Plotting code records:
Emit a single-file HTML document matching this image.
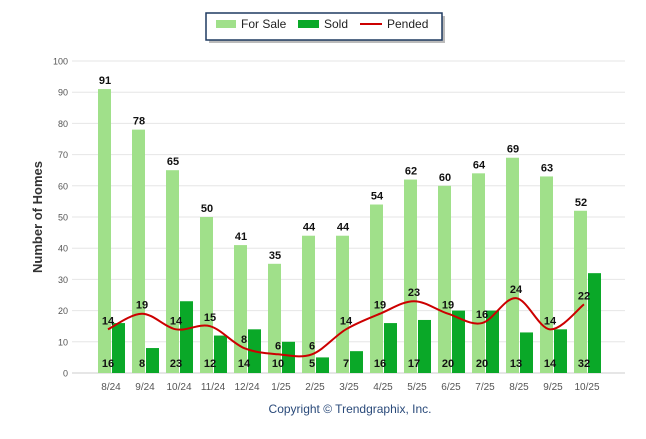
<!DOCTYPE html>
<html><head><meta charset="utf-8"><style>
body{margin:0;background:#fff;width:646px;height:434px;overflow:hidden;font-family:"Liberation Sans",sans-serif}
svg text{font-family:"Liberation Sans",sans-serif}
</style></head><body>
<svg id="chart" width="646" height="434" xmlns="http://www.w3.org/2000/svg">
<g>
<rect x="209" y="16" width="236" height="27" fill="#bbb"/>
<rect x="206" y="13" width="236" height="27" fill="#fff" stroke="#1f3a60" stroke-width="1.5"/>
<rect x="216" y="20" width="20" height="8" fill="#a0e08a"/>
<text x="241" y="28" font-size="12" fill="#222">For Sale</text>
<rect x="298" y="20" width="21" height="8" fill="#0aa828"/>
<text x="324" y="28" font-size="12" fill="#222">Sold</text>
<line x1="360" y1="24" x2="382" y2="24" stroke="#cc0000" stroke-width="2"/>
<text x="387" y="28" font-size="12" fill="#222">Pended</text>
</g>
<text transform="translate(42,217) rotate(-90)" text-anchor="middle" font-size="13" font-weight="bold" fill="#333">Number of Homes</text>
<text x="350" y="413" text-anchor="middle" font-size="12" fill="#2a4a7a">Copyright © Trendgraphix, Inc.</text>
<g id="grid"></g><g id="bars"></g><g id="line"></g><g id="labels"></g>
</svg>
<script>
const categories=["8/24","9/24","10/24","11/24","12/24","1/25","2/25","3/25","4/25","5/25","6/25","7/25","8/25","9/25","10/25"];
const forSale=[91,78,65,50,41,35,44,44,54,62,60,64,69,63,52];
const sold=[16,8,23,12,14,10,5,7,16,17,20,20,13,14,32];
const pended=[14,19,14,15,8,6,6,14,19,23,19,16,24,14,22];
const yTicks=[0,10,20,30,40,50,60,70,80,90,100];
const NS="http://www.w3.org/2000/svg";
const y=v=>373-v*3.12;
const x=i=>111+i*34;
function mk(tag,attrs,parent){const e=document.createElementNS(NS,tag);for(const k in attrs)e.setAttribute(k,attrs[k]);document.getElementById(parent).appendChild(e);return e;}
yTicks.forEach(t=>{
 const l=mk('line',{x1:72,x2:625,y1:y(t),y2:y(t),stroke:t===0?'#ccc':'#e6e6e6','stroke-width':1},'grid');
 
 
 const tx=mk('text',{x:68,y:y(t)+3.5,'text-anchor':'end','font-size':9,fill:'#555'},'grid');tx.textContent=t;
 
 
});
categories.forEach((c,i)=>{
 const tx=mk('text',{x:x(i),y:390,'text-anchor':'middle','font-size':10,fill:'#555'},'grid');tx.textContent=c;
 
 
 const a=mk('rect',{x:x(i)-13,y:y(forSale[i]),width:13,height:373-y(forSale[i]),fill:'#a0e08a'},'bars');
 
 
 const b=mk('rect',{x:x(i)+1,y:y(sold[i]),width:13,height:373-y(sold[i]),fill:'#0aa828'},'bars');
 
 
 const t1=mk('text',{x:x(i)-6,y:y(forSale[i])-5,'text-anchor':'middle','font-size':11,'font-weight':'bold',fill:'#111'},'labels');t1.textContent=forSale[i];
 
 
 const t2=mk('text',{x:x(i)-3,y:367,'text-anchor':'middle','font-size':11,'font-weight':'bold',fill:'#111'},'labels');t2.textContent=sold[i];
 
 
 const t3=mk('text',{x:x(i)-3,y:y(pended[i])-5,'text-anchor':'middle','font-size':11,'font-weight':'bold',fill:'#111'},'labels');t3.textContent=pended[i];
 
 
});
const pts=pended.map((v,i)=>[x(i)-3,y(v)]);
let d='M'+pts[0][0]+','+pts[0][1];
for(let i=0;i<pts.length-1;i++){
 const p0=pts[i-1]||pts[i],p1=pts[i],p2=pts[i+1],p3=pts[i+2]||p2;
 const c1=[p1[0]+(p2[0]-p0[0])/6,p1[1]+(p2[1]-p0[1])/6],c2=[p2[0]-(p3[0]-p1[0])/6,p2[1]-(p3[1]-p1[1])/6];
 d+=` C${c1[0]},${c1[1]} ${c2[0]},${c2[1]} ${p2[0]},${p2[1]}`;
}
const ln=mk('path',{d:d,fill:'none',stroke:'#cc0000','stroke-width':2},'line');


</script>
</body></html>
--
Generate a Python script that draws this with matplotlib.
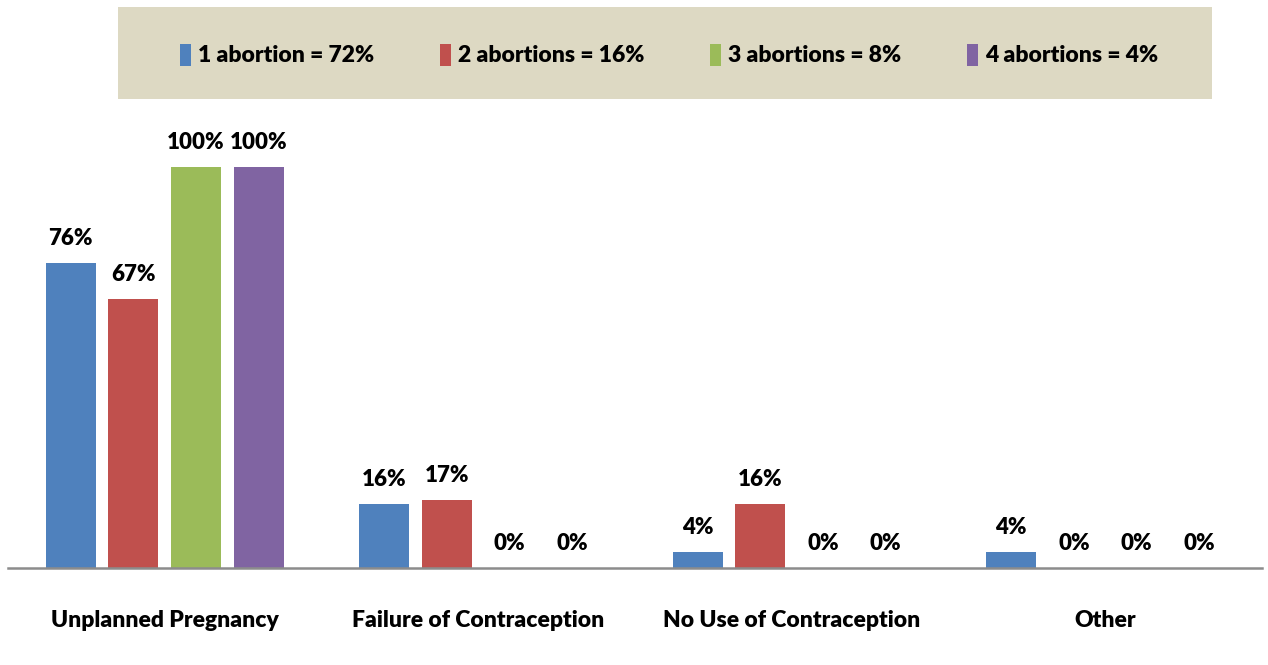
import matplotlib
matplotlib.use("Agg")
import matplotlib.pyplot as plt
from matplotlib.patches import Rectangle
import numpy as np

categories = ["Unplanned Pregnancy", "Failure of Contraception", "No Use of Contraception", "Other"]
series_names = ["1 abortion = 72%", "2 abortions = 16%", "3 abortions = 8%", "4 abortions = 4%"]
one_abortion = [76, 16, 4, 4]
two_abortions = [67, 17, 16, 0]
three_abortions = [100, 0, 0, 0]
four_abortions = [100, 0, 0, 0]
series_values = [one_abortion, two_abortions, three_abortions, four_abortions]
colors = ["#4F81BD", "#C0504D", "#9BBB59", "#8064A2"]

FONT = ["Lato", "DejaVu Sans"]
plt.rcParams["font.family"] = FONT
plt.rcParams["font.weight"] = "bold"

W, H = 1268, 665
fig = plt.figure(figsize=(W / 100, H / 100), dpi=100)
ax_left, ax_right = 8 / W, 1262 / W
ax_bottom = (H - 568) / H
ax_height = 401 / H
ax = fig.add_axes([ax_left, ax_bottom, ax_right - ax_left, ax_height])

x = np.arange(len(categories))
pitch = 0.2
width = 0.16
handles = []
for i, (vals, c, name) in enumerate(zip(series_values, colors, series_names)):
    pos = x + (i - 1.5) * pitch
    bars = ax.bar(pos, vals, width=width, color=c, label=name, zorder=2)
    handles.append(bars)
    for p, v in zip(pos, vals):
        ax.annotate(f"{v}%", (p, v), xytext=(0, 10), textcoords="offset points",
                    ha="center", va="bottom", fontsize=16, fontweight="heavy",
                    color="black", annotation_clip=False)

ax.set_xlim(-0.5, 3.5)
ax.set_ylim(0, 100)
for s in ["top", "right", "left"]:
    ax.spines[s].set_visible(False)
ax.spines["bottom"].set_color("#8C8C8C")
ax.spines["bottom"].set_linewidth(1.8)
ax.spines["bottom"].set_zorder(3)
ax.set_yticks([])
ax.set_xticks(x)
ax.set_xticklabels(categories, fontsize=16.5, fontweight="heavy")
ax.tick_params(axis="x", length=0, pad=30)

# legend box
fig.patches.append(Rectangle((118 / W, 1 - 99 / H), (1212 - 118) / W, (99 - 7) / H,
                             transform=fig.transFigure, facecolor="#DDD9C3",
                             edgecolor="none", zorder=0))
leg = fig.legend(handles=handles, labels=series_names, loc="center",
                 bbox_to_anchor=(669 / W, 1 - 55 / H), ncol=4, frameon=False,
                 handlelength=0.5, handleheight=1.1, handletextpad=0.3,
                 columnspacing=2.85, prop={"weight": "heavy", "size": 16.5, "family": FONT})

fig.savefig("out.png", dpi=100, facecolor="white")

- To be done: Quote word for word only the lines above from the one containing "Generate a Python" through the one containing "import numpy as np". Pictures stay out of your copy.

- Result of this exercise:
Generate a Python script that draws this with matplotlib.
import matplotlib
matplotlib.use("Agg")
import matplotlib.pyplot as plt
from matplotlib.patches import Rectangle
import numpy as np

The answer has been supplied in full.